Director Claudio Fragasso is also interviewed. He thinks he made a great film and takes the "bad movie" jibes badly

Not all the stories are happy ones, though, and ultimately it’s the sadder ones that will stick with you. The elderly chap who played Grandpa Seth now sits in his house explaining how he did some plays and played old men in other films but never got married and never had kids, before eventually conceding “I’ve more or less wasted my life”. Meanwhile, the woman who played the mother has completely lost the plot, living in seclusion with her elderly mother and still suffering delusions that she’s still waiting on that next inevitable audition. To her, Troll 2 is genuinely up there with a Katherine Hepburn film or Casablanca, with no hint of irony, and if there was still any question in the viewer’s mind that she’s one can short of a six-pack a return to her house later in the film leads to indisputable proof and arguably the most hilarious and yet tragic scene in the film.

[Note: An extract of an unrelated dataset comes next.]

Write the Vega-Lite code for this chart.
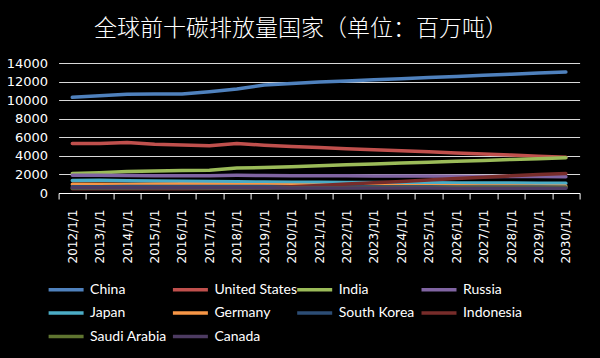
{
  "$schema": "https://vega.github.io/schema/vega-lite/v6.json",
  "autosize": "none",
  "width": 521,
  "height": 130,
  "padding": {"left": 58.6, "top": 63, "right": 20.4, "bottom": 165},
  "background": "#000000",
  "title": {
    "text": "全球前十碳排放量国家（单位：百万吨）",
    "font": "Noto Sans CJK SC",
    "fontSize": 23,
    "fontWeight": 300,
    "color": "#FFFFFF",
    "anchor": "middle",
    "dx": -18,
    "offset": 16
  },
  "config": {
    "view": {"stroke": null},
    "axis": {"labelColor": "#FFFFFF", "titleColor": "#FFFFFF"}
  },
  "datasets": {
    "emissions": [
      {"country":"China","year":"2012/1/1","value":10300},{"country":"China","year":"2013/1/1","value":10480},{"country":"China","year":"2014/1/1","value":10630},{"country":"China","year":"2015/1/1","value":10650},{"country":"China","year":"2016/1/1","value":10660},{"country":"China","year":"2017/1/1","value":10900},{"country":"China","year":"2018/1/1","value":11200},{"country":"China","year":"2019/1/1","value":11630},{"country":"China","year":"2020/1/1","value":11800},{"country":"China","year":"2021/1/1","value":11950},{"country":"China","year":"2022/1/1","value":12070},{"country":"China","year":"2023/1/1","value":12190},{"country":"China","year":"2024/1/1","value":12310},{"country":"China","year":"2025/1/1","value":12430},{"country":"China","year":"2026/1/1","value":12550},{"country":"China","year":"2027/1/1","value":12670},{"country":"China","year":"2028/1/1","value":12790},{"country":"China","year":"2029/1/1","value":12910},{"country":"China","year":"2030/1/1","value":13030},
      {"country":"United States","year":"2012/1/1","value":5320},{"country":"United States","year":"2013/1/1","value":5320},{"country":"United States","year":"2014/1/1","value":5450},{"country":"United States","year":"2015/1/1","value":5260},{"country":"United States","year":"2016/1/1","value":5180},{"country":"United States","year":"2017/1/1","value":5080},{"country":"United States","year":"2018/1/1","value":5320},{"country":"United States","year":"2019/1/1","value":5150},{"country":"United States","year":"2020/1/1","value":5000},{"country":"United States","year":"2021/1/1","value":4890},{"country":"United States","year":"2022/1/1","value":4770},{"country":"United States","year":"2023/1/1","value":4660},{"country":"United States","year":"2024/1/1","value":4540},{"country":"United States","year":"2025/1/1","value":4430},{"country":"United States","year":"2026/1/1","value":4310},{"country":"United States","year":"2027/1/1","value":4200},{"country":"United States","year":"2028/1/1","value":4080},{"country":"United States","year":"2029/1/1","value":3970},{"country":"United States","year":"2030/1/1","value":3850},
      {"country":"India","year":"2012/1/1","value":2100},{"country":"India","year":"2013/1/1","value":2180},{"country":"India","year":"2014/1/1","value":2320},{"country":"India","year":"2015/1/1","value":2380},{"country":"India","year":"2016/1/1","value":2430},{"country":"India","year":"2017/1/1","value":2460},{"country":"India","year":"2018/1/1","value":2700},{"country":"India","year":"2019/1/1","value":2740},{"country":"India","year":"2020/1/1","value":2840},{"country":"India","year":"2021/1/1","value":2930},{"country":"India","year":"2022/1/1","value":3030},{"country":"India","year":"2023/1/1","value":3120},{"country":"India","year":"2024/1/1","value":3220},{"country":"India","year":"2025/1/1","value":3320},{"country":"India","year":"2026/1/1","value":3410},{"country":"India","year":"2027/1/1","value":3510},{"country":"India","year":"2028/1/1","value":3610},{"country":"India","year":"2029/1/1","value":3700},{"country":"India","year":"2030/1/1","value":3800},
      {"country":"Russia","year":"2012/1/1","value":1900},{"country":"Russia","year":"2013/1/1","value":1900},{"country":"Russia","year":"2014/1/1","value":1880},{"country":"Russia","year":"2015/1/1","value":1850},{"country":"Russia","year":"2016/1/1","value":1860},{"country":"Russia","year":"2017/1/1","value":1870},{"country":"Russia","year":"2018/1/1","value":1900},{"country":"Russia","year":"2019/1/1","value":1880},{"country":"Russia","year":"2020/1/1","value":1870},{"country":"Russia","year":"2021/1/1","value":1860},{"country":"Russia","year":"2022/1/1","value":1850},{"country":"Russia","year":"2023/1/1","value":1840},{"country":"Russia","year":"2024/1/1","value":1830},{"country":"Russia","year":"2025/1/1","value":1820},{"country":"Russia","year":"2026/1/1","value":1810},{"country":"Russia","year":"2027/1/1","value":1790},{"country":"Russia","year":"2028/1/1","value":1780},{"country":"Russia","year":"2029/1/1","value":1770},{"country":"Russia","year":"2030/1/1","value":1750},
      {"country":"Japan","year":"2012/1/1","value":1350},{"country":"Japan","year":"2013/1/1","value":1360},{"country":"Japan","year":"2014/1/1","value":1320},{"country":"Japan","year":"2015/1/1","value":1290},{"country":"Japan","year":"2016/1/1","value":1270},{"country":"Japan","year":"2017/1/1","value":1240},{"country":"Japan","year":"2018/1/1","value":1200},{"country":"Japan","year":"2019/1/1","value":1180},{"country":"Japan","year":"2020/1/1","value":1160},{"country":"Japan","year":"2021/1/1","value":1150},{"country":"Japan","year":"2022/1/1","value":1130},{"country":"Japan","year":"2023/1/1","value":1120},{"country":"Japan","year":"2024/1/1","value":1110},{"country":"Japan","year":"2025/1/1","value":1100},{"country":"Japan","year":"2026/1/1","value":1090},{"country":"Japan","year":"2027/1/1","value":1080},{"country":"Japan","year":"2028/1/1","value":1070},{"country":"Japan","year":"2029/1/1","value":1060},{"country":"Japan","year":"2030/1/1","value":1040},
      {"country":"Germany","year":"2012/1/1","value":950},{"country":"Germany","year":"2013/1/1","value":950},{"country":"Germany","year":"2014/1/1","value":920},{"country":"Germany","year":"2015/1/1","value":930},{"country":"Germany","year":"2016/1/1","value":930},{"country":"Germany","year":"2017/1/1","value":920},{"country":"Germany","year":"2018/1/1","value":900},{"country":"Germany","year":"2019/1/1","value":880},{"country":"Germany","year":"2020/1/1","value":860},{"country":"Germany","year":"2021/1/1","value":840},{"country":"Germany","year":"2022/1/1","value":820},{"country":"Germany","year":"2023/1/1","value":800},{"country":"Germany","year":"2024/1/1","value":790},{"country":"Germany","year":"2025/1/1","value":780},{"country":"Germany","year":"2026/1/1","value":770},{"country":"Germany","year":"2027/1/1","value":760},{"country":"Germany","year":"2028/1/1","value":750},{"country":"Germany","year":"2029/1/1","value":740},{"country":"Germany","year":"2030/1/1","value":730},
      {"country":"South Korea","year":"2012/1/1","value":680},{"country":"South Korea","year":"2013/1/1","value":680},{"country":"South Korea","year":"2014/1/1","value":690},{"country":"South Korea","year":"2015/1/1","value":690},{"country":"South Korea","year":"2016/1/1","value":690},{"country":"South Korea","year":"2017/1/1","value":700},{"country":"South Korea","year":"2018/1/1","value":700},{"country":"South Korea","year":"2019/1/1","value":690},{"country":"South Korea","year":"2020/1/1","value":680},{"country":"South Korea","year":"2021/1/1","value":680},{"country":"South Korea","year":"2022/1/1","value":670},{"country":"South Korea","year":"2023/1/1","value":670},{"country":"South Korea","year":"2024/1/1","value":660},{"country":"South Korea","year":"2025/1/1","value":660},{"country":"South Korea","year":"2026/1/1","value":650},{"country":"South Korea","year":"2027/1/1","value":650},{"country":"South Korea","year":"2028/1/1","value":640},{"country":"South Korea","year":"2029/1/1","value":640},{"country":"South Korea","year":"2030/1/1","value":630},
      {"country":"Indonesia","year":"2012/1/1","value":450},{"country":"Indonesia","year":"2013/1/1","value":450},{"country":"Indonesia","year":"2014/1/1","value":460},{"country":"Indonesia","year":"2015/1/1","value":460},{"country":"Indonesia","year":"2016/1/1","value":470},{"country":"Indonesia","year":"2017/1/1","value":480},{"country":"Indonesia","year":"2018/1/1","value":500},{"country":"Indonesia","year":"2019/1/1","value":550},{"country":"Indonesia","year":"2020/1/1","value":680},{"country":"Indonesia","year":"2021/1/1","value":820},{"country":"Indonesia","year":"2022/1/1","value":960},{"country":"Indonesia","year":"2023/1/1","value":1100},{"country":"Indonesia","year":"2024/1/1","value":1250},{"country":"Indonesia","year":"2025/1/1","value":1400},{"country":"Indonesia","year":"2026/1/1","value":1550},{"country":"Indonesia","year":"2027/1/1","value":1700},{"country":"Indonesia","year":"2028/1/1","value":1850},{"country":"Indonesia","year":"2029/1/1","value":1980},{"country":"Indonesia","year":"2030/1/1","value":2100},
      {"country":"Saudi Arabia","year":"2012/1/1","value":520},{"country":"Saudi Arabia","year":"2013/1/1","value":530},{"country":"Saudi Arabia","year":"2014/1/1","value":550},{"country":"Saudi Arabia","year":"2015/1/1","value":560},{"country":"Saudi Arabia","year":"2016/1/1","value":560},{"country":"Saudi Arabia","year":"2017/1/1","value":550},{"country":"Saudi Arabia","year":"2018/1/1","value":550},{"country":"Saudi Arabia","year":"2019/1/1","value":560},{"country":"Saudi Arabia","year":"2020/1/1","value":560},{"country":"Saudi Arabia","year":"2021/1/1","value":570},{"country":"Saudi Arabia","year":"2022/1/1","value":570},{"country":"Saudi Arabia","year":"2023/1/1","value":580},{"country":"Saudi Arabia","year":"2024/1/1","value":580},{"country":"Saudi Arabia","year":"2025/1/1","value":590},{"country":"Saudi Arabia","year":"2026/1/1","value":590},{"country":"Saudi Arabia","year":"2027/1/1","value":600},{"country":"Saudi Arabia","year":"2028/1/1","value":600},{"country":"Saudi Arabia","year":"2029/1/1","value":600},{"country":"Saudi Arabia","year":"2030/1/1","value":600},
      {"country":"Canada","year":"2012/1/1","value":560},{"country":"Canada","year":"2013/1/1","value":570},{"country":"Canada","year":"2014/1/1","value":570},{"country":"Canada","year":"2015/1/1","value":560},{"country":"Canada","year":"2016/1/1","value":560},{"country":"Canada","year":"2017/1/1","value":560},{"country":"Canada","year":"2018/1/1","value":570},{"country":"Canada","year":"2019/1/1","value":560},{"country":"Canada","year":"2020/1/1","value":550},{"country":"Canada","year":"2021/1/1","value":550},{"country":"Canada","year":"2022/1/1","value":540},{"country":"Canada","year":"2023/1/1","value":540},{"country":"Canada","year":"2024/1/1","value":530},{"country":"Canada","year":"2025/1/1","value":530},{"country":"Canada","year":"2026/1/1","value":520},{"country":"Canada","year":"2027/1/1","value":520},{"country":"Canada","year":"2028/1/1","value":510},{"country":"Canada","year":"2029/1/1","value":510},{"country":"Canada","year":"2030/1/1","value":500}
    ]
  },
  "data": {"name": "emissions"},
  "mark": {"type": "line", "strokeWidth": 3.5, "strokeCap": "round", "strokeJoin": "round"},
  "encoding": {
    "x": {
      "field": "year",
      "type": "ordinal",
      "scale": {"type": "band", "paddingInner": 0, "paddingOuter": 0},
      "axis": {
        "title": null,
        "labelAngle": -90,
        "labelAlign": "right",
        "labelBaseline": "middle",
        "labelFont": "DejaVu Sans",
        "labelFontSize": 12,
        "labelPadding": 10,
        "tickBand": "extent",
        "tickColor": "#FFFFFF",
        "tickSize": 6,
        "domainColor": "#FFFFFF",
        "domainWidth": 1,
        "grid": false
      }
    },
    "y": {
      "field": "value",
      "type": "quantitative",
      "scale": {"domain": [0, 14000], "nice": false},
      "axis": {
        "title": null,
        "format": "d",
        "values": [0, 2000, 4000, 6000, 8000, 10000, 12000, 14000],
        "domain": false,
        "ticks": false,
        "labelFont": "DejaVu Sans",
        "labelFontSize": 13,
        "labelPadding": 11,
        "grid": true,
        "gridColor": "#D9D9D9",
        "gridWidth": 1
      }
    },
    "color": {
      "field": "country",
      "type": "nominal",
      "scale": {
        "domain": ["China","United States","India","Russia","Japan","Germany","South Korea","Indonesia","Saudi Arabia","Canada"],
        "range": ["#4F81BD","#C0504D","#9BBB59","#8064A2","#4BACC6","#F79646","#2C4D75","#772C2A","#5F7530","#4D3B62"]
      },
      "legend": {
        "title": null,
        "orient": "none",
        "legendX": -3,
        "legendY": 216,
        "direction": "horizontal",
        "columns": 4,
        "gridAlign": "all",
        "columnPadding": -7.7,
        "rowPadding": 5.5,
        "symbolType": "M-2,0H2",
        "symbolSize": 306,
        "symbolStrokeWidth": 3.5,
        "labelFont": "Lato",
        "labelFontSize": 14,
        "labelColor": "#FFFFFF",
        "labelOffset": 13.5,
        "labelLimit": 200
      }
    }
  }
}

To say any more about Best Worst Movie would spoil all the twists and turns it takes, and it makes it even easier to appreciate Troll 2 when you realise how its cast and crew feel about it nowadays. If you haven’t seen Troll 2 you’ll still get a lot out of this because it’s interspersed with enough footage from the film to give you the general gist, but the ideal situation is definitely watching Troll 2 and Best Worst Movie as a double-bill so you can enjoy the worst film ever made and then get the almost-as-silly inside story.